▶ Given data
______
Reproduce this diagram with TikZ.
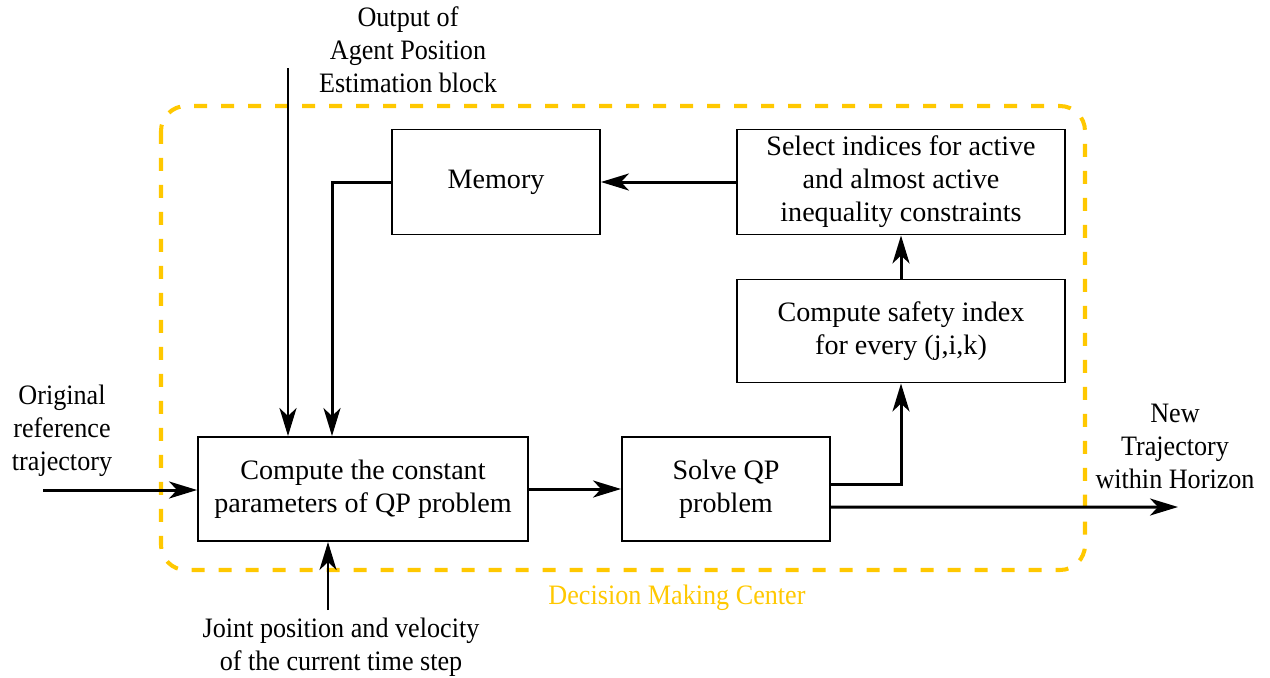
\documentclass[tikz,border=0pt]{standalone}
\usepackage{fontspec}
\setmainfont{LiberationSerif}[Extension=.ttf,UprightFont=*-Regular,BoldFont=*-Bold]
\newfontfamily\stretto{LiberationSerif}[Extension=.ttf,UprightFont=*-Regular,FakeStretch=0.93]
\usetikzlibrary{arrows.meta}
\definecolor{dmcgiallo}{RGB}{255,200,0}
\tikzset{
  testo/.style={align=center,font=\rmfamily\fontsize{16}{18.8}\selectfont},
  etichetta/.style={align=center,font=\stretto\fontsize{16}{18.8}\selectfont},
  blocco/.style={testo,draw,line width=1.1pt,inner sep=2pt},
  freccia/.style={-{Stealth[length=0.56cm,width=0.34cm,inset=0.16cm]},line width=1.7pt},
}
\begin{document}
\begin{tikzpicture}[x=0.02cm,y=-0.02cm]
        \useasboundingbox (0,0) rectangle (1270,677);
        % Centro decisionale
        \draw[dmcgiallo,line width=2.3pt,dash pattern=on 0.26cm off 0.28cm,rounded corners=0.5cm] (161,106) rectangle (1085,570);
        \node[etichetta,text=dmcgiallo] (centro) at (677,598) {Decision Making Center};
        % Blocchi
        \node[blocco,minimum width=4.16cm,minimum height=2.1cm] (memoria) at (496,182) {Memory};
        \node[blocco,minimum width=6.56cm,minimum height=2.1cm] (selezione) at (901,182) {Select indices for active\\and almost active\\inequality constraints};
        \node[blocco,minimum width=6.56cm,minimum height=2.06cm] (sicurezza) at (901,331) {Compute safety index\\for every (j,i,k)};
        \node[blocco,minimum width=6.6cm,minimum height=2.08cm] (calcolo) at (363,489) {Compute the constant\\parameters of QP problem};
        \node[blocco,minimum width=4.16cm,minimum height=2.08cm] (risolvi) at (726,489) {Solve QP\\problem};
        % Ingressi e uscite
        \node[etichetta] (agentetxt) at (408,50) {Output of\\Agent Position\\Estimation block};
        \node[etichetta] (riftxt) at (62,431) {Original\\reference\\trajectory};
        \node[etichetta] (nuovatxt) at (1175,446) {New\\Trajectory\\within Horizon};
        \node[etichetta] (giuntitxt) at (341,647) {Joint position and velocity\\of the current time step};
        \coordinate (agente) at (288,68);
        \coordinate (riferimento) at (43,490);
        \coordinate (nuova) at (1178,507);
        \coordinate (giunti) at (328,610);
        % Frecce
        \draw[freccia] (agente) -- (agente |- calcolo.north);
        \draw[freccia] (riferimento) -- (riferimento -| calcolo.west);
        \draw[freccia] (giunti) -- (giunti |- calcolo.south);
        \draw[freccia] (calcolo.east) -- (risolvi.west);
        \draw[freccia] ([yshift=0.1cm]risolvi.east) -| (sicurezza.south);
        \draw[freccia] ([yshift=-0.36cm]risolvi.east) -- (nuova);
        \draw[freccia] (sicurezza.north) -- (selezione.south);
        \draw[freccia] (selezione.west) -- (memoria.east);
        \draw[freccia] (memoria.west) -| ([xshift=-0.62cm]calcolo.north);
    \end{tikzpicture}
\end{document}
______
▶ Exercise objective
Copy all the data exactly as written, but skip any picture.

▶ Right answer
Reproduce this diagram with TikZ.
\documentclass[tikz,border=0pt]{standalone}
\usepackage{fontspec}
\setmainfont{LiberationSerif}[Extension=.ttf,UprightFont=*-Regular,BoldFont=*-Bold]
\newfontfamily\stretto{LiberationSerif}[Extension=.ttf,UprightFont=*-Regular,FakeStretch=0.93]
\usetikzlibrary{arrows.meta}
\definecolor{dmcgiallo}{RGB}{255,200,0}
\tikzset{
  testo/.style={align=center,font=\rmfamily\fontsize{16}{18.8}\selectfont},
  etichetta/.style={align=center,font=\stretto\fontsize{16}{18.8}\selectfont},
  blocco/.style={testo,draw,line width=1.1pt,inner sep=2pt},
  freccia/.style={-{Stealth[length=0.56cm,width=0.34cm,inset=0.16cm]},line width=1.7pt},
}
\begin{document}
\begin{tikzpicture}[x=0.02cm,y=-0.02cm]
        \useasboundingbox (0,0) rectangle (1270,677);
        % Centro decisionale
        \draw[dmcgiallo,line width=2.3pt,dash pattern=on 0.26cm off 0.28cm,rounded corners=0.5cm] (161,106) rectangle (1085,570);
        \node[etichetta,text=dmcgiallo] (centro) at (677,598) {Decision Making Center};
        % Blocchi
        \node[blocco,minimum width=4.16cm,minimum height=2.1cm] (memoria) at (496,182) {Memory};
        \node[blocco,minimum width=6.56cm,minimum height=2.1cm] (selezione) at (901,182) {Select indices for active\\and almost active\\inequality constraints};
        \node[blocco,minimum width=6.56cm,minimum height=2.06cm] (sicurezza) at (901,331) {Compute safety index\\for every (j,i,k)};
        \node[blocco,minimum width=6.6cm,minimum height=2.08cm] (calcolo) at (363,489) {Compute the constant\\parameters of QP problem};
        \node[blocco,minimum width=4.16cm,minimum height=2.08cm] (risolvi) at (726,489) {Solve QP\\problem};
        % Ingressi e uscite
        \node[etichetta] (agentetxt) at (408,50) {Output of\\Agent Position\\Estimation block};
        \node[etichetta] (riftxt) at (62,431) {Original\\reference\\trajectory};
        \node[etichetta] (nuovatxt) at (1175,446) {New\\Trajectory\\within Horizon};
        \node[etichetta] (giuntitxt) at (341,647) {Joint position and velocity\\of the current time step};
        \coordinate (agente) at (288,68);
        \coordinate (riferimento) at (43,490);
        \coordinate (nuova) at (1178,507);
        \coordinate (giunti) at (328,610);
        % Frecce
        \draw[freccia] (agente) -- (agente |- calcolo.north);
        \draw[freccia] (riferimento) -- (riferimento -| calcolo.west);
        \draw[freccia] (giunti) -- (giunti |- calcolo.south);
        \draw[freccia] (calcolo.east) -- (risolvi.west);
        \draw[freccia] ([yshift=0.1cm]risolvi.east) -| (sicurezza.south);
        \draw[freccia] ([yshift=-0.36cm]risolvi.east) -- (nuova);
        \draw[freccia] (sicurezza.north) -- (selezione.south);
        \draw[freccia] (selezione.west) -- (memoria.east);
        \draw[freccia] (memoria.west) -| ([xshift=-0.62cm]calcolo.north);
    \end{tikzpicture}
\end{document}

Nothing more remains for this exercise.